In article <2971587.1HguWqEUFy@xxxxxxxxxxxxxxx>,
newsgroups@xxxxxxxxxxxxxxx says...
> __/ [ John Locke ] on Saturday 21 April 2007 02:15 \__
>
> > On Fri, 20 Apr 2007 01:54:16 -0700, flyer <flyer@xxxxxxxxx> wrote:
> >
> >>
> >>I gotta lighten up.
> >>
> >>MS gets funnier and sadder all at the same time. Although I would't be
> >>surprised if MS *had* paid many to run the junk and then promote it. I
> >>know they gave laptops to bloggers.
> >>
> >>Anyway, when they offer to pay users to run it, I'll be taking the offer
> >>and then installing vista on my refrigerator interior light circuit --
> >>something vista can efficiently do for a little while.
> >>
> >>When vista crashes I'll save on electricity from the light going out.
> >>
> >>Sweet.
> > I installed Vista in my Toyota truck, but everytime I try to play my
> > ripped CD it deactivates the breaking system...whoa boy..
>
> Better than locking you inside.

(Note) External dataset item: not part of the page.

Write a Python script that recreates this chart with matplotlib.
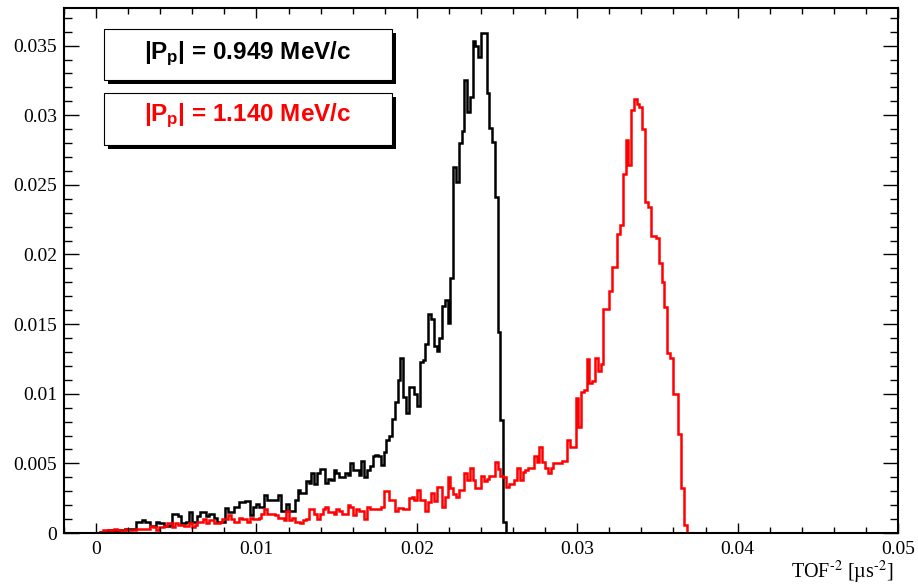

The more I read about DRM, the more worried I
> get. Many simple operations are going through the DRM 'pipeline' for no
> apparent reason. It's almost as though someone wants to control and
> supervise every action that you take.
>
> When you open the Web browser, Google is likely to keep track of you in one
> form of another (disabling Javascript won't do because DoubleClick, for
> example, just delivers images). If you use IE7, Microsoft keeps track of
> everywhere you visit, when, where from, etc.
>
> Weird (or scary) times, depending how you look at it. The PCs (and WWW)
> control the users.
>
They can't get a security camera in every private room, so they settle
for this for now.
Bill Gates, with some help, made spying on free people easy.